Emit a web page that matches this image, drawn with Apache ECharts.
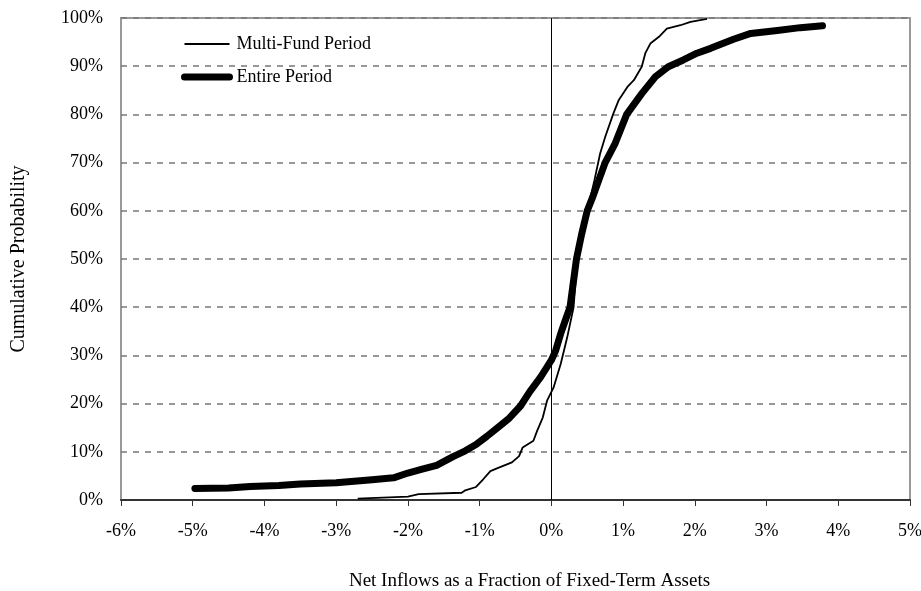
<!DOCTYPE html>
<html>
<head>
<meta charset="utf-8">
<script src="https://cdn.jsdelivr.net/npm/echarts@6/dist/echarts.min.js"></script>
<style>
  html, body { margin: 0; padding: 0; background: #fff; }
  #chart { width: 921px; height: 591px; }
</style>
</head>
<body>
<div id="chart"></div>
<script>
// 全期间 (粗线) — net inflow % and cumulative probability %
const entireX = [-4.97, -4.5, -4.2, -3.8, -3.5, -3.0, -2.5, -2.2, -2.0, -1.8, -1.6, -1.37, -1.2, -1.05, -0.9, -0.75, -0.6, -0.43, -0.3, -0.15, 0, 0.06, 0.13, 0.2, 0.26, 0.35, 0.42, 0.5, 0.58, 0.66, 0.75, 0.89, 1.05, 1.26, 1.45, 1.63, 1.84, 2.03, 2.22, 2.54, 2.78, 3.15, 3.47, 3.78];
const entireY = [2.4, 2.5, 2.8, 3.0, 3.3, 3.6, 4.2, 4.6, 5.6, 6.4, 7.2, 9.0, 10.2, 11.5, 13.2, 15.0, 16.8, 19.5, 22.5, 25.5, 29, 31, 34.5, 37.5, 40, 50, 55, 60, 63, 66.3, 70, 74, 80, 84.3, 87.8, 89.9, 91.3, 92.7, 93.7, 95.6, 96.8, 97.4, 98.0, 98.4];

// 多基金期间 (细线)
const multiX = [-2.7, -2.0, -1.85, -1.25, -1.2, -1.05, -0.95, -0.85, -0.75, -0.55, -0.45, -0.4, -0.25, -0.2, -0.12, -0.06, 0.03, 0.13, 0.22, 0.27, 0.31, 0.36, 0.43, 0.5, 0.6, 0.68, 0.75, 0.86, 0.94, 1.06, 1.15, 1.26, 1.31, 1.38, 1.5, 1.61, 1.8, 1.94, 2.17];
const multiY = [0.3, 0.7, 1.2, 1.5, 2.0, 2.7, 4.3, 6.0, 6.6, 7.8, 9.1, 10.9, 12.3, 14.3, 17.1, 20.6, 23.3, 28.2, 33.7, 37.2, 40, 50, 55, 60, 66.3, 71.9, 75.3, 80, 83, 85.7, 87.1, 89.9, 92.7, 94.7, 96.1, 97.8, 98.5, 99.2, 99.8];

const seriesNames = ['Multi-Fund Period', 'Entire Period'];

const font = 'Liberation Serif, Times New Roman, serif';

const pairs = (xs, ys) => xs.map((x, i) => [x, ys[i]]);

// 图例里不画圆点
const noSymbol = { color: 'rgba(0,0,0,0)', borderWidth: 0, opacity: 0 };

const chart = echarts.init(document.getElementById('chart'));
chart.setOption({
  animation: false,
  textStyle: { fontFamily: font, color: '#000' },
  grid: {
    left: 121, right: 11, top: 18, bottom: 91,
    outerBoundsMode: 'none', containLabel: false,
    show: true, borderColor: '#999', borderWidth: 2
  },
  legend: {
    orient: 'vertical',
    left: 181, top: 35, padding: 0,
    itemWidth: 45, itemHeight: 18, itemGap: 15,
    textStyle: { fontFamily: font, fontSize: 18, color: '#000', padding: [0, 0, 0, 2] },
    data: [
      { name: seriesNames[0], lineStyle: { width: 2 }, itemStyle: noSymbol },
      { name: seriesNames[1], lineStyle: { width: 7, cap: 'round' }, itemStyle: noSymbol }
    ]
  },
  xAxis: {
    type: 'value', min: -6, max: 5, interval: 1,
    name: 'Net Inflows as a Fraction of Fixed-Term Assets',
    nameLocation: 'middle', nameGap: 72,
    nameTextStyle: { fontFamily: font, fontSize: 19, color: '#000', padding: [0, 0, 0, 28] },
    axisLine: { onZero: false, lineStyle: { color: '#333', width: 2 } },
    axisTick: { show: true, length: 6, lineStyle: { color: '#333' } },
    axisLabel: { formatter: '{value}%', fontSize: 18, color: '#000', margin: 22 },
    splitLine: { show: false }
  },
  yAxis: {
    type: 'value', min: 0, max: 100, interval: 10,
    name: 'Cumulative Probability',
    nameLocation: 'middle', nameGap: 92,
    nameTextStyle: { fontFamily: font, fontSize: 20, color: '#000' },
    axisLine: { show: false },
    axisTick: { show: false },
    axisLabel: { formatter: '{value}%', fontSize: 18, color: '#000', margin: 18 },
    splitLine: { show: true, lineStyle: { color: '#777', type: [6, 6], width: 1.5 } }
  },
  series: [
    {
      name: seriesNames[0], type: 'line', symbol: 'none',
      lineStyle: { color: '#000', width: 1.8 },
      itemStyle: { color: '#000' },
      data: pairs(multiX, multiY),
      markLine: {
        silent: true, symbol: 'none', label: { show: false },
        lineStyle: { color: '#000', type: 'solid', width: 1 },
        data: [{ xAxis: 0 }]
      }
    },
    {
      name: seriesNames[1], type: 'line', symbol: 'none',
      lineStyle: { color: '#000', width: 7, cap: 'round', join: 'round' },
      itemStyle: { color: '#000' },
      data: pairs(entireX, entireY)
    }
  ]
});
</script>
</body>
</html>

------------------------------------------------------------------------

▶ [Set problem]
Would you reproduce the lines above, from the very first through the line containing "97.4, 98.0, 98.4];", exactly and without the pictures?

▶ [Answer for this exercise]
Emit a web page that matches this image, drawn with Apache ECharts.
<!DOCTYPE html>
<html>
<head>
<meta charset="utf-8">
<script src="https://cdn.jsdelivr.net/npm/echarts@6/dist/echarts.min.js"></script>
<style>
  html, body { margin: 0; padding: 0; background: #fff; }
  #chart { width: 921px; height: 591px; }
</style>
</head>
<body>
<div id="chart"></div>
<script>
// 全期间 (粗线) — net inflow % and cumulative probability %
const entireX = [-4.97, -4.5, -4.2, -3.8, -3.5, -3.0, -2.5, -2.2, -2.0, -1.8, -1.6, -1.37, -1.2, -1.05, -0.9, -0.75, -0.6, -0.43, -0.3, -0.15, 0, 0.06, 0.13, 0.2, 0.26, 0.35, 0.42, 0.5, 0.58, 0.66, 0.75, 0.89, 1.05, 1.26, 1.45, 1.63, 1.84, 2.03, 2.22, 2.54, 2.78, 3.15, 3.47, 3.78];
const entireY = [2.4, 2.5, 2.8, 3.0, 3.3, 3.6, 4.2, 4.6, 5.6, 6.4, 7.2, 9.0, 10.2, 11.5, 13.2, 15.0, 16.8, 19.5, 22.5, 25.5, 29, 31, 34.5, 37.5, 40, 50, 55, 60, 63, 66.3, 70, 74, 80, 84.3, 87.8, 89.9, 91.3, 92.7, 93.7, 95.6, 96.8, 97.4, 98.0, 98.4];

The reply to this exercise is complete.